Images, PDFs & audio¶
Agents aren't limited to text. You can send the model an image to look at, a PDF to read, or an audio clip to listen to — as long as the model you're using supports it. This is often called "multimodal" input (more than one mode of content).
Sending more than text¶
Normally a request is just a string. To include media, send a list of parts instead — text mixed with images, documents, or audio:
from agentix import TextPart, ImagePart
await agent.run([
TextPart("What's in this picture?"),
ImagePart.from_path("cat.png"),
])
The part types are TextPart, ImagePart, DocumentPart (for PDFs), and
AudioPart.

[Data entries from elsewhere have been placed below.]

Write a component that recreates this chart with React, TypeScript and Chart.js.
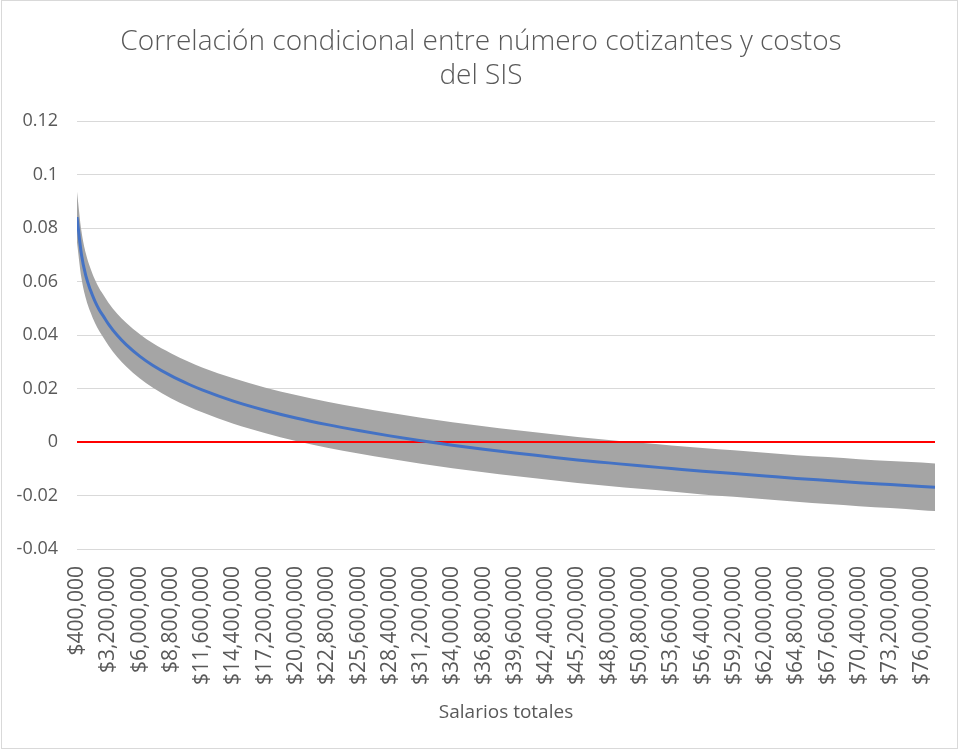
import React, { useEffect, useRef } from "react";
import { Chart, registerables } from "chart.js";

Chart.register(...registerables);

// Salarios totales (x values, in $)
const salaries: number[] = [
  400000, 800000, 1200000, 1600000, 2000000, 2400000, 2800000, 3200000,
  4000000, 4800000, 6000000, 7200000, 8800000, 10400000, 11600000,
  14400000, 17200000, 20000000, 22800000, 25600000, 28400000, 31200000,
  34000000, 36800000, 39600000, 42400000, 45200000, 48000000, 50800000,
  53600000, 56400000, 59200000, 62000000, 64800000, 67600000, 70400000,
  73200000, 76000000, 77200000,
];

// Correlación condicional (estimate)
const corrMean: number[] = [
  0.0841, 0.07, 0.062, 0.0568, 0.0527, 0.0494, 0.0468, 0.0442,
  0.0399, 0.0364, 0.0321, 0.0286, 0.0248, 0.0216, 0.0195,
  0.0153, 0.0119, 0.009, 0.0065, 0.0043, 0.0023, 0.0005,
  -0.0012, -0.0027, -0.0041, -0.0054, -0.0067, -0.0078, -0.0089,
  -0.0099, -0.0109, -0.0118, -0.0127, -0.0136, -0.0144, -0.0152,
  -0.0159, -0.0166, -0.0169,
];

// Upper bound of the interval
const corrUpper: number[] = [
  0.0936, 0.0788, 0.0704, 0.065, 0.0608, 0.0574, 0.0548, 0.0522,
  0.048, 0.0446, 0.0404, 0.0369, 0.0332, 0.03, 0.0279,
  0.0238, 0.0204, 0.0176, 0.0151, 0.0129, 0.0109, 0.0091,
  0.0074, 0.0059, 0.0045, 0.0032, 0.0019, 0.0008, -0.0003,
  -0.0013, -0.0022, -0.0031, -0.004, -0.0049, -0.0056, -0.0064,
  -0.0071, -0.0077, -0.008,
];

// Lower bound of the interval
const corrLower: number[] = [
  0.0746, 0.0612, 0.0536, 0.0486, 0.0446, 0.0414, 0.0388, 0.0362,
  0.0318, 0.0282, 0.0238, 0.0203, 0.0164, 0.0132, 0.0111,
  0.0068, 0.0034, 0.0004, -0.0021, -0.0043, -0.0063, -0.0081,
  -0.0098, -0.0113, -0.0127, -0.014, -0.0153, -0.0164, -0.0175,
  -0.0185, -0.0196, -0.0205, -0.0214, -0.0223, -0.0232, -0.024,
  -0.0247, -0.0255, -0.0258,
];

// x-axis tick positions and labels
const xTickValues: number[] = [
  400000, 3200000, 6000000, 8800000, 11600000, 14400000, 17200000,
  20000000, 22800000, 25600000, 28400000, 31200000, 34000000, 36800000,
  39600000, 42400000, 45200000, 48000000, 50800000, 53600000, 56400000,
  59200000, 62000000, 64800000, 67600000, 70400000, 73200000, 76000000,
];
const xTickLabels: string[] = [
  "$400,000", "$3,200,000", "$6,000,000", "$8,800,000", "$11,600,000",
  "$14,400,000", "$17,200,000", "$20,000,000", "$22,800,000", "$25,600,000",
  "$28,400,000", "$31,200,000", "$34,000,000", "$36,800,000", "$39,600,000",
  "$42,400,000", "$45,200,000", "$48,000,000", "$50,800,000", "$53,600,000",
  "$56,400,000", "$59,200,000", "$62,000,000", "$64,800,000", "$67,600,000",
  "$70,400,000", "$73,200,000", "$76,000,000",
];

const titleLines: string[] = [
  "Correlación condicional entre número cotizantes y costos",
  "del SIS",
];
const xAxisTitle = "Salarios totales";

const FONT = "'Open Sans', sans-serif";
const TEXT = "#595959";

export default function App() {
  const ref = useRef<HTMLCanvasElement | null>(null);

  useEffect(() => {
    if (!ref.current) return;
    const pts = (ys: number[]) => salaries.map((x, i) => ({ x, y: ys[i] }));
    const chart = new Chart(ref.current, {
      type: "line",
      data: {
        datasets: [
          {
            label: "Correlación",
            data: pts(corrMean),
            borderColor: "#4472c4",
            borderWidth: 3,
            pointRadius: 0,
            cubicInterpolationMode: "monotone",
            fill: false,
          },
          {
            label: "Cero",
            data: [
              { x: salaries[0], y: 0 },
              { x: salaries[salaries.length - 1], y: 0 },
            ],
            borderColor: "#ff0000",
            borderWidth: 2,
            pointRadius: 0,
            fill: false,
          },
          {
            label: "Superior",
            data: pts(corrUpper),
            borderColor: "rgba(0,0,0,0)",
            borderWidth: 0,
            pointRadius: 0,
            cubicInterpolationMode: "monotone",
            backgroundColor: "#a5a5a5",
            fill: "+1",
          },
          {
            label: "Inferior",
            data: pts(corrLower),
            borderColor: "rgba(0,0,0,0)",
            borderWidth: 0,
            pointRadius: 0,
            cubicInterpolationMode: "monotone",
            fill: false,
          },
        ],
      },
      options: {
        responsive: false,
        animation: false,
        devicePixelRatio: 1,
        layout: { padding: { left: 16, right: 13, top: 0, bottom: 25 } },
        plugins: {
          legend: { display: false },
          tooltip: { enabled: false },
          title: {
            display: true,
            text: titleLines,
            color: TEXT,
            font: { family: FONT, size: 28, weight: 300, lineHeight: 1.18 },
            padding: { top: 26, bottom: 29 },
          },
        },
        scales: {
          x: {
            type: "linear",
            min: salaries[0],
            max: salaries[salaries.length - 1],
            afterBuildTicks: (scale: any) => {
              scale.ticks = xTickValues.map((v) => ({ value: v }));
            },
            afterFit: (scale: any) => {
              scale.height = 176;
              scale.paddingLeft = 0;
              scale.paddingRight = 0;
            },
            grid: { display: false, drawTicks: false },
            border: { display: false },
            ticks: {
              autoSkip: false,
              maxRotation: 90,
              minRotation: 90,
              padding: 17,
              color: TEXT,
              font: { family: FONT, size: 21 },
              callback: (_v: any, i: number) => xTickLabels[i],
            },
            title: {
              display: true,
              text: xAxisTitle,
              color: TEXT,
              font: { family: FONT, size: 19 },
              padding: { top: 0, bottom: 1 },
            },
          },
          y: {
            min: -0.04,
            max: 0.12,
            afterFit: (scale: any) => {
              scale.width = 61;
            },
            grid: { color: "#d9d9d9", lineWidth: 1, drawTicks: false },
            border: { display: false },
            ticks: {
              stepSize: 0.02,
              padding: 19,
              color: TEXT,
              font: { family: FONT, size: 18 },
              callback: (v: any) => String(Number(Number(v).toFixed(2))),
            },
          },
          yRightSpacer: {
            position: "right",
            display: true,
            grid: { display: false, drawTicks: false },
            border: { display: false },
            ticks: { display: false },
            afterFit: (scale: any) => {
              scale.width = 11;
            },
          },
        },
      },
    } as any);
    return () => chart.destroy();
  }, []);

  return (
    <div style={{ position: "fixed", left: 0, top: 0, width: 959, height: 750, background: "#fff" }}>
      <canvas ref={ref} width={959} height={750} style={{ position: "absolute", left: 0, top: 0 }} />
      <div
        style={{
          position: "absolute",
          left: 1,
          top: 0,
          width: 955,
          height: 747,
          border: "1px solid #d9d9d9",
          pointerEvents: "none",
        }}
      />
    </div>
  );
}
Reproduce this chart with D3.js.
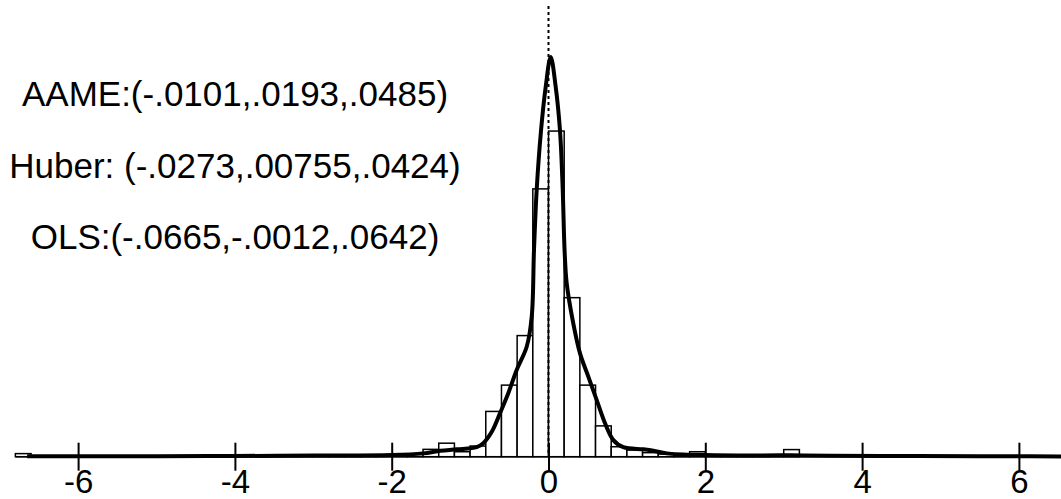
<!DOCTYPE html>
<html>
<head>
<meta charset="utf-8">
<script src="https://d3js.org/d3.v7.min.js"></script>
<style>
  body { margin: 0; background: #fff; }
  text { font-family: "Liberation Sans", Arial, sans-serif; }
</style>
</head>
<body>
<svg id="chart" width="1061" height="499"></svg>
<script>
// histogram bins (left edge, width .2) and density heights
const binLeft = [-6.8, -4.6, -4.4, -4.2, -4.0, -3.8, -3.6, -3.4, -3.2, -3.0, -2.8, -2.6, -2.4, -2.2,
  -2.0, -1.8, -1.6, -1.4, -1.2, -1.0, -0.8, -0.6, -0.4, -0.2, 0.0, 0.2, 0.4, 0.6, 0.8,
  1.0, 1.2, 1.4, 1.6, 1.8, 2.0, 2.2, 2.4, 2.6, 2.8, 3.0];
const binDens = [0.013, 0.002, 0.002, 0.002, 0.002, 0.002, 0.002, 0.002, 0.004, 0.004, 0.004, 0.004, 0.004, 0.004,
  0.007, 0.012, 0.031, 0.057, 0.021, 0.045, 0.191, 0.302, 0.511, 1.13, 1.374, 0.671, 0.302, 0.13, 0.042,
  0.028, 0.017, 0.011, 0.008, 0.021, 0.003, 0.003, 0.003, 0.003, 0.003, 0.03];
const binWidth = 0.2;

// kernel density curve
const densX = [-6.65, -5, -4, -3, -2.0, -1.6, -1.38, -1.17, -0.916, -0.832, -0.724, -0.619, -0.513, -0.406,
  -0.278, -0.214, -0.185, -0.15, -0.096, -0.036, 0.028, 0.092, 0.147, 0.181, 0.205, 0.232, 0.316, 0.402,
  0.508, 0.615, 0.721, 0.827, 0.954, 1.21, 1.34, 1.51, 2.01, 2.6, 3.1, 3.6, 4.5, 5.5, 7];
const densY = [0.002, 0.002, 0.003, 0.005, 0.007, 0.014, 0.025, 0.031, 0.040, 0.057, 0.105, 0.183, 0.268, 0.366,
  0.464, 0.591, 0.872, 1.13, 1.374, 1.56, 1.687, 1.56, 1.374, 1.13, 0.872, 0.732, 0.563, 0.436,
  0.338, 0.239, 0.141, 0.070, 0.040, 0.031, 0.025, 0.014, 0.007, 0.005, 0.006, 0.004, 0.003, 0.002, 0.001];

const xTicks = [-6, -4, -2, 0, 2, 4, 6];
const notes = ["AAME:(-.0101,.0193,.0485)", "Huber: (-.0273,.00755,.0424)", "OLS:(-.0665,-.0012,.0642)"];

let svg = d3.select("#chart");
let base = 456.7;

let x = d3.scaleLinear().domain([-7, 7]).range([-0.3, 1097.3]);
let y = d3.scaleLinear().domain([0, 1.8]).range([base, base - 1.8 * 237]);

// bars
svg.selectAll(".bar")
    .data(binLeft)
    .enter().append("rect")
    .attr("class", "bar")
    .attr("x", function (d) { return x(d); })
    .attr("width", function (d) { return x(d + binWidth) - x(d); })
    .attr("y", function (d, i) { return y(binDens[i]); })
    .attr("height", function (d, i) { return base - y(binDens[i]); })
    .style("fill", "white")
    .style("stroke", "black")
    .style("stroke-width", 1.5);

// axis line
svg.append("line")
    .attr("x1", x(-6.8)).attr("x2", 1061)
    .attr("y1", base).attr("y2", base)
    .style("stroke", "black").style("stroke-width", 1.5);

// dotted reference at zero
svg.append("line")
    .attr("x1", x(0)).attr("x2", x(0))
    .attr("y1", 6).attr("y2", base)
    .style("stroke", "black").style("stroke-width", 2)
    .style("stroke-dasharray", "3,3");

// density curve
let line = d3.line()
    .x(function (d, i) { return x(d); })
    .y(function (d, i) { return y(densY[i]); })
    .curve(d3.curveCatmullRom.alpha(0.5));

svg.append("path")
    .attr("d", line(densX))
    .style("fill", "none")
    .style("stroke", "black")
    .style("stroke-width", 4)
    .style("stroke-linejoin", "round");

// x axis
let ax = svg.append("g")
    .attr("transform", "translate(0," + base + ")")
    .call(d3.axisBottom(x).tickValues(xTicks).tickFormat(function (d) { return String(d); }));
ax.select(".domain").remove();
ax.selectAll(".tick line")
    .attr("y1", -14).attr("y2", 14)
    .style("stroke", "black").style("stroke-width", 2);
ax.selectAll(".tick text")
    .attr("y", 36).attr("dy", null)
    .attr("font-size", "33px")
    .style("font-family", "'Liberation Sans', Arial, sans-serif")
    .style("fill", "black");

// annotations
svg.selectAll(".note")
    .data(notes)
    .enter().append("text")
    .attr("class", "note")
    .attr("x", 235)
    .attr("y", function (d, i) { return 106 + i * 71.5; })
    .attr("text-anchor", "middle")
    .attr("font-size", "35px")
    .style("fill", "black")
    .text(function (d) { return d; });
</script>
</body>
</html>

You can build each from a local file, raw bytes, a URL, or
base64 data:
ImagePart.from_path("diagram.png") # a file (type detected automatically)
ImagePart.from_url("https://example.com/x.jpg")
DocumentPart.from_path("report.pdf")
Each provider takes what it supports¶
Not every model accepts every kind of media. agentix translates each part into the right format for your chosen provider — and if a provider can't handle something (for example, Anthropic doesn't take audio), it raises a clear error instead of silently dropping it, so you're never confused about what happened.
Plain text still works exactly as before — you only use parts when you have media to send.
→ Runnable example:
examples/22_multimodal.py